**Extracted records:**
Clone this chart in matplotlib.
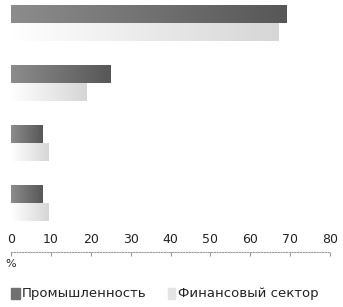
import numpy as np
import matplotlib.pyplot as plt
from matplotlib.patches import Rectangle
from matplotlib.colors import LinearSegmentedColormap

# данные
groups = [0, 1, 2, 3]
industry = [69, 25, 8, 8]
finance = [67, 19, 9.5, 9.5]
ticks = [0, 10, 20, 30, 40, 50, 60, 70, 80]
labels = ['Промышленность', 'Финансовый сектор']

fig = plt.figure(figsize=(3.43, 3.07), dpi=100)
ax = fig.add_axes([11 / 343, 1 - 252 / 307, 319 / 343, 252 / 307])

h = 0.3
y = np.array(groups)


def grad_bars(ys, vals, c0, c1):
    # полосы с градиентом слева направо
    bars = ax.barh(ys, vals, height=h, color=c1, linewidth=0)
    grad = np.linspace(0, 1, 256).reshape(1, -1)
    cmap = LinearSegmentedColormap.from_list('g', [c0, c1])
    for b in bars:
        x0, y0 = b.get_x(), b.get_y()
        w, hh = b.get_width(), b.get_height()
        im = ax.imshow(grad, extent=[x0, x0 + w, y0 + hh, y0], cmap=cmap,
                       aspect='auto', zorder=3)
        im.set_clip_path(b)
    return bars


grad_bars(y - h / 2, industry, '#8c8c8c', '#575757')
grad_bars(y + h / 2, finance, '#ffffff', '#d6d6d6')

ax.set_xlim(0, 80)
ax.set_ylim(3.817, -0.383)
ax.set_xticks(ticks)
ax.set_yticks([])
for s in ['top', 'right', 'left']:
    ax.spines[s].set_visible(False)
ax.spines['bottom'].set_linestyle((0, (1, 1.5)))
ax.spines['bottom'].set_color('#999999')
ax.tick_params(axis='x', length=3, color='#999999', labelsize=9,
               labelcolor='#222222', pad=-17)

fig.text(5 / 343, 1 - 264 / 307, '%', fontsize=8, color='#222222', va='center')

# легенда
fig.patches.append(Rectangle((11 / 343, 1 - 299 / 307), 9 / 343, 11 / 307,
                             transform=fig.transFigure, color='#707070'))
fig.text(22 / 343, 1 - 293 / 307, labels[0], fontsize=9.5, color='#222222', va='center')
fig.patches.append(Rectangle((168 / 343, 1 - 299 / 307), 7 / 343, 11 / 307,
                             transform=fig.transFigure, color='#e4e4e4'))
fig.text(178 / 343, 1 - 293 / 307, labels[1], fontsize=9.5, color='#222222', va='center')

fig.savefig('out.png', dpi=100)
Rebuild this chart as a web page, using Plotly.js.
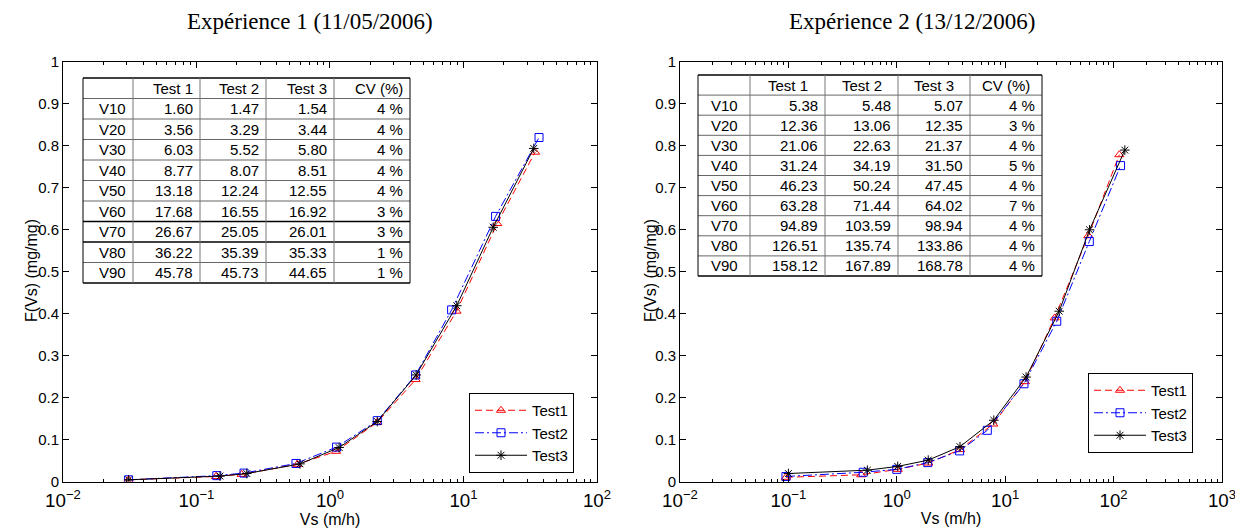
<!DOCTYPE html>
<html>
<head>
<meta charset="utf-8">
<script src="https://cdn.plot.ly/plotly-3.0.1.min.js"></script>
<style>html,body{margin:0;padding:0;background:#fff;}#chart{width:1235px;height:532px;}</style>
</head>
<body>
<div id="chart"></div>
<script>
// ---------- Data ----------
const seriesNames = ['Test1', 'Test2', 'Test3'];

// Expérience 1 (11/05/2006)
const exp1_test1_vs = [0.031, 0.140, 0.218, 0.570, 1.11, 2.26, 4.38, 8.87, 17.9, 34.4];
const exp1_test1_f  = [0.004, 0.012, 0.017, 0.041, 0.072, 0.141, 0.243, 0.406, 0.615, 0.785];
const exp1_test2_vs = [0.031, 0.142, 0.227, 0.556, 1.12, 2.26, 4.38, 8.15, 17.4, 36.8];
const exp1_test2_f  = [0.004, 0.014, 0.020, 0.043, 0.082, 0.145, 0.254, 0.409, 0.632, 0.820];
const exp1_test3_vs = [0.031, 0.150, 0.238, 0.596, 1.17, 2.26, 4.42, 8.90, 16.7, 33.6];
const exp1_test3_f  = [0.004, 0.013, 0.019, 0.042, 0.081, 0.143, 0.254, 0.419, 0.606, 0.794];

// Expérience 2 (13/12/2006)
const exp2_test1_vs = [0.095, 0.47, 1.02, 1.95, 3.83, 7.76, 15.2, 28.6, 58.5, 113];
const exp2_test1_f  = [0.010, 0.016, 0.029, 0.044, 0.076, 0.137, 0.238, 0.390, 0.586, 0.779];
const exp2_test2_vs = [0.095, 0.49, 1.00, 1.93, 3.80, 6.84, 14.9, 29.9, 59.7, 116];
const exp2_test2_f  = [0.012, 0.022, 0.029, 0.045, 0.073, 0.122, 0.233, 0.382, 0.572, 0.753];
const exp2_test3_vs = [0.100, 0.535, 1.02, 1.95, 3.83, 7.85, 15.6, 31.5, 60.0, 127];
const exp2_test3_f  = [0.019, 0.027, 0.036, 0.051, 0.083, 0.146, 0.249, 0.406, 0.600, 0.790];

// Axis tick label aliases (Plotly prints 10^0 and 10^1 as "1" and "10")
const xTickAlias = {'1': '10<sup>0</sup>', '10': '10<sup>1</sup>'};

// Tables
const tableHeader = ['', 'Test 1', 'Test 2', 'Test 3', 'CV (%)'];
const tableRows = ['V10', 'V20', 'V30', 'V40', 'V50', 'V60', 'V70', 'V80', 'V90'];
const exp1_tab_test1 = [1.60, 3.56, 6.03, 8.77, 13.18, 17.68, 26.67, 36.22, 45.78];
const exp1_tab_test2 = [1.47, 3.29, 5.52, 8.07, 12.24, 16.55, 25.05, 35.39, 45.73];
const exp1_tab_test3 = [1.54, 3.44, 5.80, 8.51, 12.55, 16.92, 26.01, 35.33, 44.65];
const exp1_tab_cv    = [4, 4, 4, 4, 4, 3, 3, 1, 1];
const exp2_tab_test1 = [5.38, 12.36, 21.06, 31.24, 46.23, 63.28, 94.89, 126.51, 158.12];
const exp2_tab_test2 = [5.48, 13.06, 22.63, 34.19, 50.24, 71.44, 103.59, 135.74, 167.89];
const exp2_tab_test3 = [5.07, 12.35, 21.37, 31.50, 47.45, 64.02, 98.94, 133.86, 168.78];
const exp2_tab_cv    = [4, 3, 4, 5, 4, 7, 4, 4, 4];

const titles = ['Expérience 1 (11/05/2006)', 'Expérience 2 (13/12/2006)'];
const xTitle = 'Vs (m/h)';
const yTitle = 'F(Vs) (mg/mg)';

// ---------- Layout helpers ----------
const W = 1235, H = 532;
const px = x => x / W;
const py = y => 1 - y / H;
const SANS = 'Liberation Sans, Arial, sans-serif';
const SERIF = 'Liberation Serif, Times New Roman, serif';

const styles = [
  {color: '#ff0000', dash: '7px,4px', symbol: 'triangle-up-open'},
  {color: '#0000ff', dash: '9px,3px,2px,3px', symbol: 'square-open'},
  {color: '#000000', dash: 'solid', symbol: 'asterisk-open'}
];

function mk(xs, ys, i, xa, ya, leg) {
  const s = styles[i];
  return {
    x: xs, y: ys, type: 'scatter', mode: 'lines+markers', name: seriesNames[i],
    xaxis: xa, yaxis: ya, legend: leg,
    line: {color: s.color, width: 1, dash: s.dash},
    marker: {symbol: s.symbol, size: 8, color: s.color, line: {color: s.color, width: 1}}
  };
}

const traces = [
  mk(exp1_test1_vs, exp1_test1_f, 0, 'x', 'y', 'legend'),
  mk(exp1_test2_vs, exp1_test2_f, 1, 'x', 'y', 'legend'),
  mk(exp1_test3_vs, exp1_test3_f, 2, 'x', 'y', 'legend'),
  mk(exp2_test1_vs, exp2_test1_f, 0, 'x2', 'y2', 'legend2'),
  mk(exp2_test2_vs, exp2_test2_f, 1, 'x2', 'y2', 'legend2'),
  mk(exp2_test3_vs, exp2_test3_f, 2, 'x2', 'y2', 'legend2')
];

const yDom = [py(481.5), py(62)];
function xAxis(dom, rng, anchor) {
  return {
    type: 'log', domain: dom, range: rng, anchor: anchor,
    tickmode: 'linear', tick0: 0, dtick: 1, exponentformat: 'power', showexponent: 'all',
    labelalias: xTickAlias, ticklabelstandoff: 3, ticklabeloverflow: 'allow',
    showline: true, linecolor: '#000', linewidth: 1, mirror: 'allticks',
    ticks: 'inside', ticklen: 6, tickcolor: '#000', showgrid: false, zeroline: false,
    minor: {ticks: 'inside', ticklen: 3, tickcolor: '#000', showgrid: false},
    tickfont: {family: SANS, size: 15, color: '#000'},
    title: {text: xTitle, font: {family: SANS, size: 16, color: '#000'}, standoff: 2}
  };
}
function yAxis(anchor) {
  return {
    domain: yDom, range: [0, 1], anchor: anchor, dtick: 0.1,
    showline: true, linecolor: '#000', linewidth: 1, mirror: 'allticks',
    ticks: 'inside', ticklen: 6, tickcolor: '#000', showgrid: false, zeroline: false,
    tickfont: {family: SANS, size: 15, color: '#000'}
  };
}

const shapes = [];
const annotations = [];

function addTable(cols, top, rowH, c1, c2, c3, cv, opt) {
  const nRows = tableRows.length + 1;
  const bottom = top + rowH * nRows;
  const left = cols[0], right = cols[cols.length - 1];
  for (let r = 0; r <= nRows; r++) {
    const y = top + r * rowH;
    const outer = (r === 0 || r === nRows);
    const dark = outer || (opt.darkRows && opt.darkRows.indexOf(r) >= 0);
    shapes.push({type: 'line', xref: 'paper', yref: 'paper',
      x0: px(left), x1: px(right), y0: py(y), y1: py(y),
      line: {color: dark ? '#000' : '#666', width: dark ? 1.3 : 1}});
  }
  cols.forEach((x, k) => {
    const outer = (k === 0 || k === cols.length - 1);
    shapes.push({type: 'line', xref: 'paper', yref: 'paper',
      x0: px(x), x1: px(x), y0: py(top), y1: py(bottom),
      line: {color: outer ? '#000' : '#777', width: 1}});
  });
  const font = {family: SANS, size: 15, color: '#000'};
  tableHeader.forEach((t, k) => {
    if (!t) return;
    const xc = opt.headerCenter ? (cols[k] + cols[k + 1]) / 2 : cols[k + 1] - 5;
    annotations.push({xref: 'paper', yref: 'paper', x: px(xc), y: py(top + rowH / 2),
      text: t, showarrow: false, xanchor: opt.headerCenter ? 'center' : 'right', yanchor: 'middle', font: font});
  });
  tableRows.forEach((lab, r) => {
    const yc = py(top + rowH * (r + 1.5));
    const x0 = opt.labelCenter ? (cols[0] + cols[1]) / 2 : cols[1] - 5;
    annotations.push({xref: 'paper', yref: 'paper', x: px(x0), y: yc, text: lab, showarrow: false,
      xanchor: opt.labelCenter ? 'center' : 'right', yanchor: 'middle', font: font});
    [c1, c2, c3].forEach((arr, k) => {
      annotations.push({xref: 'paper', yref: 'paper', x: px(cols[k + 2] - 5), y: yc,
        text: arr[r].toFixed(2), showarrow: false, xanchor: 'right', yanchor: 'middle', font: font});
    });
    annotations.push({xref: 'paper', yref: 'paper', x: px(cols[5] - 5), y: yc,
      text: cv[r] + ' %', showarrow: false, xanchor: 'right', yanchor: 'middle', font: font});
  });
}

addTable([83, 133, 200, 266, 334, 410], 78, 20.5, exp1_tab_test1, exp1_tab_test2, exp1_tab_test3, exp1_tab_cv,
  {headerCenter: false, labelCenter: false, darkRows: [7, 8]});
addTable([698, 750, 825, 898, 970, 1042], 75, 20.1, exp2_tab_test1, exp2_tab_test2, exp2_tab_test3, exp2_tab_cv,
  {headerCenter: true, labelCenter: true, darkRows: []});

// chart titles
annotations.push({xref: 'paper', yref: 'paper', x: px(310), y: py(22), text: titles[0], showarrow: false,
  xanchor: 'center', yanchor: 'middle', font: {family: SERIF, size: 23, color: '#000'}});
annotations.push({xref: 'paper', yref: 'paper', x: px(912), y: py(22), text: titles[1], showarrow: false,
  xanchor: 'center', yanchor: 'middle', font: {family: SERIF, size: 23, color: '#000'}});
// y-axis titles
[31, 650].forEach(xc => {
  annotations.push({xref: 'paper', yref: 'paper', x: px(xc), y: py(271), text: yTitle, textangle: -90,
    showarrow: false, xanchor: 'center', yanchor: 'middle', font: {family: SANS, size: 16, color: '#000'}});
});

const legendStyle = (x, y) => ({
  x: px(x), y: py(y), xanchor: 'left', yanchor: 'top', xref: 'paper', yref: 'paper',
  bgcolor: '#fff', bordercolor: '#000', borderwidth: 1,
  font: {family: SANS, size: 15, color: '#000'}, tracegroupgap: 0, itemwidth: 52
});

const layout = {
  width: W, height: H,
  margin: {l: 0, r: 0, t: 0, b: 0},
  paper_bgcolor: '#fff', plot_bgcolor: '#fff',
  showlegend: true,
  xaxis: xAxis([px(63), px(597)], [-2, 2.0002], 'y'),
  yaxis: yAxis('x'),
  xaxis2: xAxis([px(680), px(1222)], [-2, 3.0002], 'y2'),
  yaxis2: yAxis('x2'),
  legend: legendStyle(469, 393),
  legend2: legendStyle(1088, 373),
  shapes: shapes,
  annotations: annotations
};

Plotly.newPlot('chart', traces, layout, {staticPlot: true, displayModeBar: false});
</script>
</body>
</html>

**STATED TASK:**
Go back to the entries above and restate word for word every line from the first through the one that contains "y = np.array(groups)", leaving the pictures behind.

**RESULT:**
Clone this chart in matplotlib.
import numpy as np
import matplotlib.pyplot as plt
from matplotlib.patches import Rectangle
from matplotlib.colors import LinearSegmentedColormap

# данные
groups = [0, 1, 2, 3]
industry = [69, 25, 8, 8]
finance = [67, 19, 9.5, 9.5]
ticks = [0, 10, 20, 30, 40, 50, 60, 70, 80]
labels = ['Промышленность', 'Финансовый сектор']

fig = plt.figure(figsize=(3.43, 3.07), dpi=100)
ax = fig.add_axes([11 / 343, 1 - 252 / 307, 319 / 343, 252 / 307])

h = 0.3
y = np.array(groups)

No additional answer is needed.